Estamos sumergidos por la información de guerra, porque, aunque no nos hayamos dado cuenta, estamos en guerra. Por ahora, en pantuflas y mando a distancia en mano. Nadie nos garantiza que, en poco tiempo, la situación no escape de las manos de los poderosos y no nos veamos, también nosotros, buscando refugios subterráneos.

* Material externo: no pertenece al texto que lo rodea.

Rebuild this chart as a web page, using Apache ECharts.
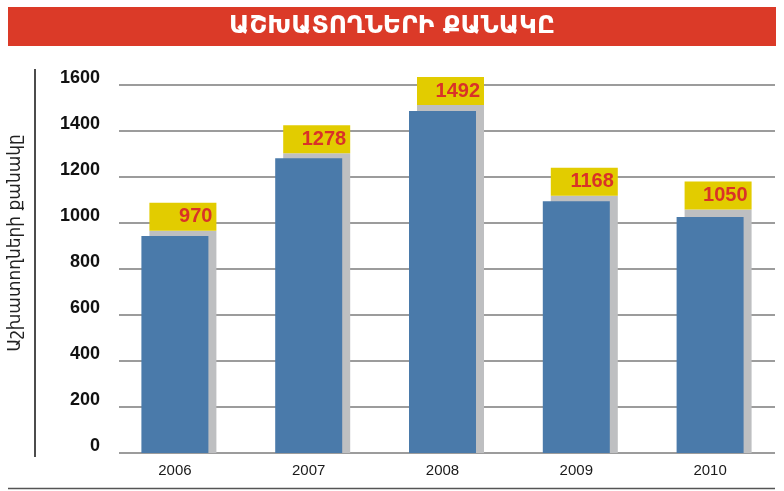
<!DOCTYPE html>
<html>
<head>
<meta charset="utf-8">
<script src="https://cdn.jsdelivr.net/npm/echarts@6/dist/echarts.min.js"></script>
<style>html,body{margin:0;padding:0;background:#fff}#c{width:784px;height:491px}</style>
</head>
<body>
<div id="c"></div>
<script>
// Data
const categories = ['2006', '2007', '2008', '2009', '2010'];
const employeeLabels = [970, 1278, 1492, 1168, 1050];   // printed values
const frontBars = [943, 1281, 1487, 1095, 1026];        // blue bar heights as drawn
const backBars = [966, 1303, 1513, 1118, 1059];         // grey shadow heights as drawn
const yTicks = { min: 0, max: 1600, interval: 200 };
const titleText = 'ԱՇԽԱՏՈՂՆԵՐԻ ՔԱՆԱԿԸ';
const yName = 'Աշխատողների քանակը';

const chart = echarts.init(document.getElementById('c'), null, { renderer: 'canvas' });
const gridTop = 85, gridBottom = 38;
const hiddenY = (i) => ({ gridIndex: i, type: 'value', min: yTicks.min, max: yTicks.max, interval: yTicks.interval, show: false });

chart.setOption({
  animation: false,
  backgroundColor: '#ffffff',
  title: {
    text: titleText,
    left: 'center',
    top: 9,
    padding: 0,
    textStyle: { color: '#ffffff', fontSize: 25, fontWeight: 'bold', fontFamily: 'DejaVu Sans', lineHeight: 34 }
  },
  graphic: [
    { type: 'rect', z: -1, shape: { x: 8, y: 7, width: 768, height: 39 }, style: { fill: '#db3a28' } },
    { type: 'line', shape: { x1: 35, y1: 69, x2: 35, y2: 457 }, style: { stroke: '#111', lineWidth: 1.5 } },
    { type: 'line', shape: { x1: 8, y1: 488.5, x2: 775, y2: 488.5 }, style: { stroke: '#555', lineWidth: 1.5 } }
  ],
  grid: [
    { left: 119, right: 9, top: gridTop, bottom: gridBottom, containLabel: false, outerBoundsMode: 'none' },
    { left: 108, right: 7, top: gridTop, bottom: gridBottom, containLabel: false, outerBoundsMode: 'none' },
    { left: 116, right: -1, top: gridTop, bottom: gridBottom, containLabel: false, outerBoundsMode: 'none' }
  ],
  xAxis: [
    { gridIndex: 0, type: 'category', data: categories, show: false },
    {
      gridIndex: 1, type: 'category', data: categories,
      axisLine: { show: false }, axisTick: { show: false },
      axisLabel: { margin: 10, fontSize: 15, color: '#1a1a1a', fontFamily: 'Liberation Sans' }
    },
    { gridIndex: 2, type: 'category', data: categories, show: false }
  ],
  yAxis: [
    {
      gridIndex: 0, type: 'value', min: yTicks.min, max: yTicks.max, interval: yTicks.interval,
      axisLine: { show: false }, axisTick: { show: false },
      axisLabel: {
        margin: 19, fontSize: 18, fontWeight: 'bold', color: '#111', fontFamily: 'Liberation Sans',
        verticalAlign: 'bottom', lineHeight: 14, formatter: (v) => String(v)
      },
      splitLine: { lineStyle: { color: '#9c9c9c', width: 2 } },
      name: yName, nameLocation: 'middle', nameRotate: 90, nameGap: 95,
      nameTextStyle: { fontSize: 17, color: '#222', fontFamily: 'DejaVu Sans', padding: [0, 0, 0, 52] }
    },
    hiddenY(1),
    hiddenY(2)
  ],
  series: [
    {
      type: 'bar', xAxisIndex: 2, yAxisIndex: 2, data: backBars, barWidth: 67, z: 2,
      itemStyle: { color: '#bebfc1' },
      label: {
        show: true, position: 'top', distance: 0,
        formatter: (p) => '{v|' + employeeLabels[p.dataIndex] + '}',
        rich: {
          v: {
            width: 63, height: 28, lineHeight: 28, align: 'right', padding: [0, 4, 0, 0],
            backgroundColor: '#e2cc00', color: '#d93228', fontSize: 20, fontWeight: 'bold',
            fontFamily: 'Liberation Sans'
          }
        }
      }
    },
    {
      type: 'bar', xAxisIndex: 1, yAxisIndex: 1, data: frontBars, barWidth: 67, z: 3,
      itemStyle: { color: '#4a7aaa' }
    }
  ]
});
</script>
</body>
</html>
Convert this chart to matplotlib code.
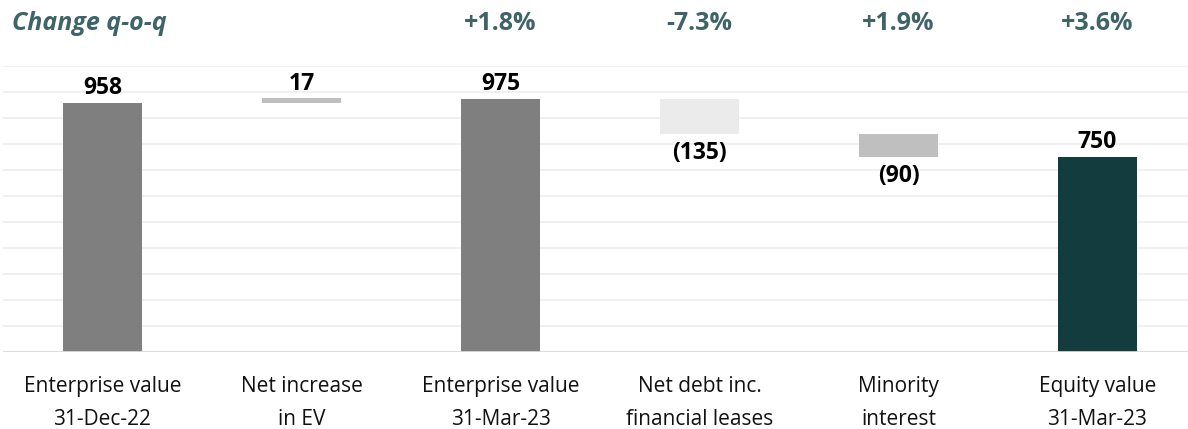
import matplotlib.pyplot as plt
import numpy as np

plt.rcParams['font.family'] = ['Open Sans', 'DejaVu Sans']

# ================================
# DADOS
# ================================
categorias = ['Enterprise value\n31-Dec-22', 'Net increase\nin EV', 'Enterprise value\n31-Mar-23',
              'Net debt inc.\nfinancial leases', 'Minority\ninterest', 'Equity value\n31-Mar-23']
valores = [958, 17, 975, -135, -90, 750]
tipos = ['total', 'delta', 'total', 'delta', 'delta', 'total']
rotulos = ['958', '17', '975', '(135)', '(90)', '750']
variacoes = ['', '', '+1.8%', '-7.3%', '+1.9%', '+3.6%']
cores = ['#7f7f7f', '#bfbfbf', '#7f7f7f', '#ebebeb', '#bfbfbf', '#133c3f']

COR_TITULO = '#3e6467'

# ================================
# GRÁFICO
# ================================
fig = plt.figure(figsize=(11.88, 4.29), dpi=100)
ax = fig.add_axes([3 / 1188, 77 / 429, 1194 / 1188, 286 / 429])

x = np.arange(len(categorias))
base_atual = 0
for i, (v, t) in enumerate(zip(valores, tipos)):
    if t == 'total':
        fundo, altura = 0, v
        base_atual = v
    else:
        fundo, altura = base_atual, v
        base_atual = base_atual + v
    ax.bar(x[i], altura, bottom=fundo, width=0.4, color=cores[i], zorder=3)
    topo = max(fundo, fundo + altura)
    baixo = min(fundo, fundo + altura)
    if v >= 0:
        ax.annotate(rotulos[i], xy=(x[i], topo), xytext=(0, 2), textcoords='offset points',
                    ha='center', va='bottom', fontsize=16.5, fontweight='bold', color='black')
    else:
        ax.annotate(rotulos[i], xy=(x[i], baixo), xytext=(0, -5), textcoords='offset points',
                    ha='center', va='top', fontsize=16.5, fontweight='bold', color='black')

ax.set_xlim(-0.5, len(categorias) - 0.5)
ax.set_ylim(0, 1100)
ax.set_yticks(np.arange(100, 1101, 100))
ax.grid(axis='y', color='#ededed', linewidth=1.2, zorder=0)
ax.axhline(0, color='#d9d9d9', linewidth=2, zorder=4)

for lado in ['top', 'right', 'left', 'bottom']:
    ax.spines[lado].set_visible(False)
ax.tick_params(axis='both', length=0)
ax.set_yticklabels([])
ax.set_xticks(x)
ax.set_xticklabels(categorias, fontsize=15, linespacing=1.75, color='#111111')
ax.tick_params(axis='x', pad=17)

# Linha de variação trimestral
fig.text(12 / 1188, 1 - 23 / 429, 'Change q-o-q', fontsize=18, fontweight='bold',
         fontstyle='italic', color=COR_TITULO, ha='left', va='center')
for i, var in enumerate(variacoes):
    if var:
        xf = ax.transData.transform((x[i], 0))[0] / fig.bbox.width
        fig.text(xf, 1 - 23 / 429, var, fontsize=18,
                 fontweight='bold', color=COR_TITULO, ha='center', va='center')

plt.savefig('out.png', dpi=100)
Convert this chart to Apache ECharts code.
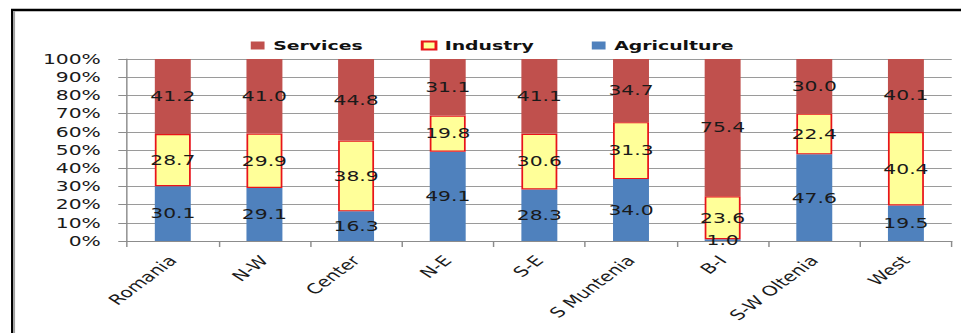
<!DOCTYPE html>
<html><head><meta charset="utf-8">
<script src="https://cdn.jsdelivr.net/npm/echarts@6/dist/echarts.min.js"></script>
<style>
html,body{margin:0;padding:0;background:#fff;overflow:hidden;}
#c{width:663px;height:333px;transform:scaleX(1.4495);transform-origin:0 0;}
</style></head>
<body><div id="c"></div>
<script>
const categories = ['Romania','N-W','Center','N-E','S-E','S Muntenia','B-I','S-W Oltenia','West'];
const agriculture = [30.1, 29.1, 16.3, 49.1, 28.3, 34.0, 1.0, 47.6, 19.5];
const industry    = [28.7, 29.9, 38.9, 19.8, 30.6, 31.3, 23.6, 22.4, 40.4];
const services    = [41.2, 41.0, 44.8, 31.1, 41.1, 34.7, 75.4, 30.0, 40.1];

const chart = echarts.init(document.getElementById('c'), null, {renderer:'svg'});
const FONT = 'DejaVu Sans';
const lbl = {show:true, position:'inside', color:'#1a1a1a', fontSize:14, fontFamily:FONT,
  formatter: p => p.value.toFixed(1)};
chart.setOption({
  animation:false,
  backgroundColor:'#fff',
  textStyle:{fontFamily:FONT},
  graphic:[
    {type:'line', shape:{x1:7.6,y1:10,x2:700,y2:10}, style:{stroke:'#000',lineWidth:2.5}},
    {type:'line', shape:{x1:8.3,y1:9,x2:8.3,y2:340}, style:{stroke:'#000',lineWidth:1.4}},
    {type:'line', shape:{x1:9.7,y1:11,x2:9.7,y2:340}, style:{stroke:'#a0a0a0',lineWidth:1.4}}
  ],
  legend:{
    data:['Services','Industry','Agriculture'],
    left:168, top:34, itemWidth:9.5, itemHeight:8, itemGap:40,
    icon:'rect',
    textStyle:{fontFamily:FONT, fontSize:13, fontWeight:'bold', color:'#111', padding:[0,0,0,1]}
  },
  grid:{left:87.6, right:6.4, top:59, bottom:92, containLabel:false},
  xAxis:{
    type:'category', data:categories,
    axisLine:{lineStyle:{color:'#8c8c8c'}},
    axisTick:{show:true, length:6, lineStyle:{color:'#8c8c8c'}},
    axisLabel:{rotate:47, margin:17, fontSize:14, color:'#1a1a1a', fontFamily:FONT, interval:0}
  },
  yAxis:{
    type:'value', min:0, max:100, interval:10,
    axisLine:{show:true, lineStyle:{color:'#8c8c8c'}},
    axisTick:{show:true, length:6, lineStyle:{color:'#8c8c8c'}},
    splitLine:{lineStyle:{color:'#9a9a9a'}},
    axisLabel:{formatter:'{value}%', margin:18, fontSize:14, color:'#1a1a1a', fontFamily:FONT}
  },
  series:[
    {name:'Agriculture', type:'bar', stack:'s', data:agriculture, barWidth:24.8,
     itemStyle:{color:'#4F81BD'}, label:lbl},
    {name:'Industry', type:'bar', stack:'s', data:industry, barWidth:24.8,
     itemStyle:{color:'#FFFF99', borderColor:'#E8141A', borderWidth:1.2}, label:lbl},
    {name:'Services', type:'bar', stack:'s', data:services, barWidth:24.8,
     itemStyle:{color:'#C0504D'}, label:lbl}
  ]
});
</script></body></html>
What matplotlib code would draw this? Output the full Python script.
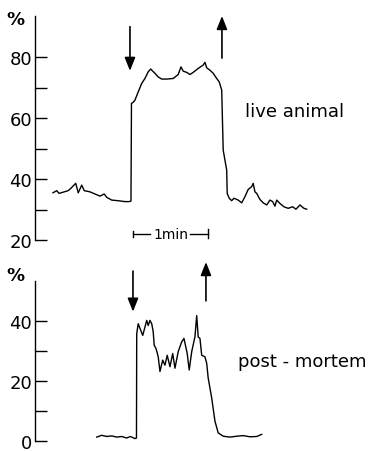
import matplotlib
matplotlib.use("Agg")
import matplotlib.pyplot as plt

# time in seconds, oxygen saturation in %
live_t = [0, 3, 4.8, 8.2, 12.2, 14.4, 18.2, 20.2, 23, 25, 29.6, 33.6, 37.6, 41, 43,
          47, 52, 57.6, 60.8, 62.4, 62.8, 64.2, 65.6, 68.2, 71, 73.6, 76.2, 78.2,
          79.8, 81.6, 84.2, 87, 91, 96.2, 100.2, 102.4, 104.2, 107, 109.6, 112.2,
          116.2, 120.2, 121.6, 123, 125.6, 128.2, 131, 133, 135, 135.6, 136.2,
          137.6, 139, 139.4, 141, 143, 144.8, 148.2, 151, 153.6, 156.2, 159, 160.2,
          161.6, 163, 165.6, 168.2, 171, 173.6, 175.8, 177.6, 179, 181.6, 184.8,
          188.2, 191.8, 194.4, 197.6, 200.8, 203]
live_v = [35.5, 36.2, 35.3, 35.7, 36.2, 37.0, 38.6, 35.5, 38.0, 36.2, 35.8, 35.1,
          34.4, 35.1, 34.0, 33.1, 32.9, 32.6, 32.6, 32.8, 64.8, 65.2, 65.9, 68.6,
          71.4, 73.0, 75.2, 76.1, 75.4, 74.7, 73.5, 72.8, 72.8, 73.0, 74.3, 76.8,
          75.4, 75.0, 74.3, 75.0, 76.3, 77.4, 78.3, 76.5, 75.7, 74.7, 73.0, 71.9,
          69.2, 59.3, 49.5, 46.2, 42.9, 35.3, 33.7, 32.9, 33.7, 33.1, 32.2, 34.2,
          36.6, 37.5, 38.6, 35.8, 35.3, 33.3, 32.2, 31.5, 33.1, 32.6, 31.1, 33.1,
          32.0, 30.9, 30.4, 30.9, 30.1, 31.5, 30.4, 30.1]

pm_t = [35, 39, 43, 47, 51, 55, 59, 62, 65.6, 66.8, 67, 68.2, 70.2, 71.8, 73.6, 75,
        76.2, 77.6, 79, 80.2, 81, 82.4, 84.2, 85.6, 87.8, 89.6, 91.4, 93.6, 95.8,
        97.6, 100.2, 103, 104.8, 107.4, 109, 111, 113.6, 115, 116.2, 117.6, 119,
        121.6, 123, 124.2, 127, 129.6, 132.2, 136.2, 141.6, 147, 152.2, 157.6,
        163, 167]
pm_v = [1.3, 1.9, 1.5, 1.7, 1.3, 1.5, 1.0, 1.5, 0.8, 1.0, 35.7, 39.0, 36.8, 35.1,
        37.9, 40.1, 38.4, 40.1, 39.0, 36.3, 31.8, 30.8, 28.0, 23.1, 26.9, 25.2,
        28.5, 24.7, 29.1, 24.2, 29.7, 33.0, 34.1, 29.1, 23.6, 29.7, 34.7, 41.7,
        34.6, 34.1, 28.5, 28.0, 25.8, 20.9, 14.3, 6.6, 2.7, 1.6, 1.3, 1.6, 1.8,
        1.4, 1.5, 2.2]

live_ticks = [20, 40, 60, 80]
live_minor = [30, 50, 70]
pm_ticks = [0, 20, 40]
pm_minor = [10, 30]

# arrows: (time, value start, value end)
live_arrows = [(61.6, 90, 75.5), (135.2, 79.7, 93.5)]
pm_arrows = [(64, 56.5, 43), (122.4, 46.6, 59.5)]

fig = plt.figure(figsize=(3.73, 4.52), dpi=100)
ax1 = fig.add_axes([0.0938, 0.4668, 0.906, 0.4956])
ax2 = fig.add_axes([0.0938, 0.0221, 0.906, 0.3540])

FS = 13


def style(ax, ymin, ymax, major, minor):
    ax.set_xlim(-14.4, 256)
    ax.set_ylim(ymin, ymax)
    for s in ['top', 'right', 'bottom']:
        ax.spines[s].set_visible(False)
    ax.spines['left'].set_linewidth(1.0)
    ax.set_xticks([])
    ax.set_yticks(major)
    ax.set_yticks(minor, minor=True)
    ax.tick_params(axis='y', which='both', direction='in', length=8.5, width=1.0,
                   pad=2, labelsize=FS)


style(ax1, 20, 93.5, live_ticks, live_minor)
style(ax2, 0, 53.2, pm_ticks, pm_minor)

fig.text(15 / 373, 1 - 20 / 452, '%', fontsize=FS, ha='center', va='center',
         fontweight='bold')
fig.text(15 / 373, 1 - 276 / 452, '%', fontsize=FS, ha='center', va='center',
         fontweight='bold')

ax1.plot(live_t, live_v, color='k', lw=1.0)
ax2.plot(pm_t, pm_v, color='k', lw=1.0)

for ax, arrows in [(ax1, live_arrows), (ax2, pm_arrows)]:
    for t, v0, v1 in arrows:
        ax.annotate('', xy=(t, v1), xytext=(t, v0), annotation_clip=False,
                    arrowprops=dict(arrowstyle='-|>,head_length=0.5,head_width=0.2',
                                    lw=1.2, color='k', mutation_scale=16,
                                    shrinkA=0, shrinkB=0))

ax1.text(0.62, 0.575, 'live animal', transform=ax1.transAxes, fontsize=FS,
         ha='left', va='center')
ax2.text(0.60, 0.50, 'post - mortem', transform=ax2.transAxes, fontsize=FS,
         ha='left', va='center')

# 1 min scale bar
sb_t, sb_len, sb_y = 64, 60, 22
ax1.plot([sb_t, sb_t + 14], [sb_y, sb_y], color='k', lw=1.0)
ax1.plot([sb_t + sb_len - 14, sb_t + sb_len], [sb_y, sb_y], color='k', lw=1.0)
ax1.plot([sb_t, sb_t], [sb_y - 1, sb_y + 1], color='k', lw=1.0)
ax1.plot([sb_t + sb_len] * 2, [sb_y - 1.5, sb_y + 1.5], color='k', lw=1.0)
ax1.text(sb_t + sb_len / 2, sb_y, '1min', fontsize=FS - 3, ha='center',
         va='center')

fig.savefig('out.png', dpi=100)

Sostengo que la única solución es la tratativa, el diálogo. Cuando se habla de diálogo, en general, se piensa en ponerse en el lugar del otro, se imaginan sus razones, sus pasiones, sus defectos. Y se parte de allí, de tratar de comprender a la persona con la que se está hablando. En el caso particular de esta guerra, no creo que haya espacio para tanto. Más bien, un juego de póker con jugadores armados hasta los dientes, que van a disparar al menor truco. Se trata de conceder lo que se puede, para obtener lo que se pueda. Hablar, negociar, recibir, dar, hasta que el acuerdo se logre. Nunca será un acuerdo completamente satisfactorio. Con toda probabilidad, se saldrá de la mesa de tratativas con la sensación de que alguien estafó al otro. Como cuando uno firma la hipoteca de la casa. Pero, lo más importante, bombas, cañones y ametralladoras habrán dejado de funcionar. Y los civiles, la pobre gente, los ancianos, los niños, las mujeres y los hombres habrán dejado de morir en modo insensato. Porque cualquier guerra es insensata. La experiencia y el tiempo me lo han enseñado.